Dragon Age: The Veilguard Is Changing How You Import Old Choices

Image: BioWare
Image: BioWare

The Dragon Age series has long allowed players to import choices between games to maintain a consistent world state. Dragon Age: The Veilguard will be no different, but it sounds like it will change up its approach, which previously required either directly importing a save file or using a tool Bioware created in advance of Inquisition’s release ten years ago.

In an interview with IGN, director Corinne Busche explained that players will be able to import choices through the character creator, rather than by directly importing a save file or using the Dragon Age Keep app that lets you tweak your choices and world state. This will also include the chance to recreate their protagonist from Dragon Age: Inquisition, who will appear in The Veilguard, though you’ll be controlling Rook, a new protagonist for this game.

“What’s not lost on us is that it’s been 10 years since existing players have played,” Busche told IGN. “They might not remember [what they did in previous games]...They might need that refresher and we don’t want new players to feel like they’re missing out on those decisions.

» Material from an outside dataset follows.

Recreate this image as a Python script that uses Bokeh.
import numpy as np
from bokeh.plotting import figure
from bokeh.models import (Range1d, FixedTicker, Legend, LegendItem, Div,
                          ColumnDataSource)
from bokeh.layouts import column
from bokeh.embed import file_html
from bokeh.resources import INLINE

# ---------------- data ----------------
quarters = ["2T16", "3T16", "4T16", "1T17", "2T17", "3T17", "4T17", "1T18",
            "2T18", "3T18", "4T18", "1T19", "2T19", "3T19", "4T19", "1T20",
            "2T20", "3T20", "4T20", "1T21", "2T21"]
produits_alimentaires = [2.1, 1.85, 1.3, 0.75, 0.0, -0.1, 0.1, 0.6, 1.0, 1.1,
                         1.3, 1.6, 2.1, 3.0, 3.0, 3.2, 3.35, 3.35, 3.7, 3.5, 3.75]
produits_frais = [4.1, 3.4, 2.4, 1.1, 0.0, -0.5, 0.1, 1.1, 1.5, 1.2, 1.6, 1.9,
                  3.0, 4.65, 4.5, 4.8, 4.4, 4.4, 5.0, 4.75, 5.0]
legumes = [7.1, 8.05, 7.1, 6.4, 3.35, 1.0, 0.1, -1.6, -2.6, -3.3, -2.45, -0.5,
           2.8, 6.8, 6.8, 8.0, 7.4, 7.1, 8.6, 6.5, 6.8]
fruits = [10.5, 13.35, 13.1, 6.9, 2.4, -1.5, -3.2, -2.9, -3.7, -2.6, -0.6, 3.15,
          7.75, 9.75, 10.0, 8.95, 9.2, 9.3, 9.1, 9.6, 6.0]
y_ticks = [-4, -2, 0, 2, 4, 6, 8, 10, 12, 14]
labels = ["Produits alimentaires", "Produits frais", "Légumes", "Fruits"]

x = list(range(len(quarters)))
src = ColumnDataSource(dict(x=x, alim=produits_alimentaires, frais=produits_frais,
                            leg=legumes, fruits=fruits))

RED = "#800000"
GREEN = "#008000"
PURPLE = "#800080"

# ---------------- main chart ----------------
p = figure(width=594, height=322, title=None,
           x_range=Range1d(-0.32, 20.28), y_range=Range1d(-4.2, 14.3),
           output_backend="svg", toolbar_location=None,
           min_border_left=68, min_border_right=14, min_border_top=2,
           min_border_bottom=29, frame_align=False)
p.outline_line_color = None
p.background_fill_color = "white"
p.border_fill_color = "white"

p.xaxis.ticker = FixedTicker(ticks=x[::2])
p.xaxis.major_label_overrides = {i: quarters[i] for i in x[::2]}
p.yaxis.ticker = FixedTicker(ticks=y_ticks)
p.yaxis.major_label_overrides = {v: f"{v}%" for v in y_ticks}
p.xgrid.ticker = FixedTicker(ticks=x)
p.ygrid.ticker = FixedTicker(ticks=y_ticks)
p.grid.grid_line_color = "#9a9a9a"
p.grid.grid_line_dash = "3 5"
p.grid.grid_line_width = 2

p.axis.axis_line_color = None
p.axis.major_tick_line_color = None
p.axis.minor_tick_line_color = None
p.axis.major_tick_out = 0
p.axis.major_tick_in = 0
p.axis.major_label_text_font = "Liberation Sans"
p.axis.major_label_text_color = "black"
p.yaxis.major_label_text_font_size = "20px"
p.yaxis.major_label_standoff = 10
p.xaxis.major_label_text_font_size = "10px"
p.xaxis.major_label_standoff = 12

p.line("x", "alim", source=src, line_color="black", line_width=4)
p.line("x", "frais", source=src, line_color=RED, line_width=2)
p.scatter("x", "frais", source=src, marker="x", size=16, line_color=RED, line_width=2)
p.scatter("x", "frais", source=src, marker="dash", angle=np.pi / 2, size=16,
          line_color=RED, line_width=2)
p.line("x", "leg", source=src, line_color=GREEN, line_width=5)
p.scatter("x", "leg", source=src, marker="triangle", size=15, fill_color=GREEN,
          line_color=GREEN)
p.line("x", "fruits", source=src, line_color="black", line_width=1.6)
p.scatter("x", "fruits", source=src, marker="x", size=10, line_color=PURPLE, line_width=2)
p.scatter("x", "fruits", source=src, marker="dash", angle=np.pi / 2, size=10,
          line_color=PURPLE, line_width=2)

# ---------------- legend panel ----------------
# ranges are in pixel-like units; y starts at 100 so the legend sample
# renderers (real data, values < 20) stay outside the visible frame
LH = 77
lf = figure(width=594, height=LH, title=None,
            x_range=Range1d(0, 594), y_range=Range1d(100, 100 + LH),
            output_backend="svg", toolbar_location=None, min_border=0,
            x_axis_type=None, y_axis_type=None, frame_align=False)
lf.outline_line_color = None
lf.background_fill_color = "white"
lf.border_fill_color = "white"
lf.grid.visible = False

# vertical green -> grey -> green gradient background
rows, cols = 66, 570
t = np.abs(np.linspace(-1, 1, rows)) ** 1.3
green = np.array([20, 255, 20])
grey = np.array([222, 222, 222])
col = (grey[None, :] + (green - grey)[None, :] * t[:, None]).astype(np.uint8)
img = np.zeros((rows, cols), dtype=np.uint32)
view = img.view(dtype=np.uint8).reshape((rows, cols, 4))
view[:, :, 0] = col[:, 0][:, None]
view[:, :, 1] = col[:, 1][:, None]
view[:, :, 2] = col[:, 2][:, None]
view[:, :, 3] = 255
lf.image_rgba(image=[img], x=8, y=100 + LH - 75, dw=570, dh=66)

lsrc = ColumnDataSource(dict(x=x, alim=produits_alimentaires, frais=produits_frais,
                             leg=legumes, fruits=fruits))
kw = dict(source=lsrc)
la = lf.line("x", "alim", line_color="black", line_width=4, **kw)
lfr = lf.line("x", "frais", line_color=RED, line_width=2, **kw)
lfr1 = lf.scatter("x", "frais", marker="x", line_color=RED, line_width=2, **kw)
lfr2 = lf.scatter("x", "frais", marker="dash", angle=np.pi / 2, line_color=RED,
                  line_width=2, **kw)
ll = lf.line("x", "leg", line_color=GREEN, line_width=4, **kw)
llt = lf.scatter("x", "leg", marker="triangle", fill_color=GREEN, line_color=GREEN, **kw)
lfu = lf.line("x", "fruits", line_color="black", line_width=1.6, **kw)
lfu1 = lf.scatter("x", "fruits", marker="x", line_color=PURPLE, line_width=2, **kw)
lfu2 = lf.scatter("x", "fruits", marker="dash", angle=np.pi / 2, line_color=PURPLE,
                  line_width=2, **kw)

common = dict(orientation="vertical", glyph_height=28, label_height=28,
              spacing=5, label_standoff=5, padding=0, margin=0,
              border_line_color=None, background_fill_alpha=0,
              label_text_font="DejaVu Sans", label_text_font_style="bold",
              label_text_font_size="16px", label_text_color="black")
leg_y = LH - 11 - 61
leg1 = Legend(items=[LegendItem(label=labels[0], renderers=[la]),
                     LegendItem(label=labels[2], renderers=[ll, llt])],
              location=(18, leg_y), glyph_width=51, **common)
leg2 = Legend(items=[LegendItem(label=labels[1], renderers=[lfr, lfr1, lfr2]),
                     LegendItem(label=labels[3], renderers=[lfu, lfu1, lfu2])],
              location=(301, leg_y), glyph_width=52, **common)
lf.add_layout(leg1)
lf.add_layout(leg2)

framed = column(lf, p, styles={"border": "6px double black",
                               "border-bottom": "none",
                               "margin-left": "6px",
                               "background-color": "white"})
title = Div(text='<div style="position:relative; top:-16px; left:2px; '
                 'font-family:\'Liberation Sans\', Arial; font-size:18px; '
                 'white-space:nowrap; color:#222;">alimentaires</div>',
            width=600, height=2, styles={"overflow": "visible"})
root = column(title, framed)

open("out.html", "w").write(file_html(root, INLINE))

So in the character creator, I like to call it ‘Last Time on Dragon Age,’ but you can go into your past adventures and it, actually through tarot cards, tells you what the context was and what decision you want to make.”

Busche explained the decision was made to not import save data this time around because “technology is so different and [BioWare] wanted it to be in the client.” That makes sense given Dragon Age: Inquisition is 10 years old and was played on old hardware. I’d also be surprised if a lot of those decisions tracked by Keep will factor into The Veilguard. So maybe as novel as it was, it’s just simpler to give players a menu to pick the decisions that will play into things rather than importing everything.

Dragon Age: The Veilguard is coming to PC, PlayStation 5, and Xbox Series X/S this fall, and takes a notably more action-oriented approach with combat than the series has ever had. It does sound, though, like the focus on characters and relationship-building with your party is still at the forefront.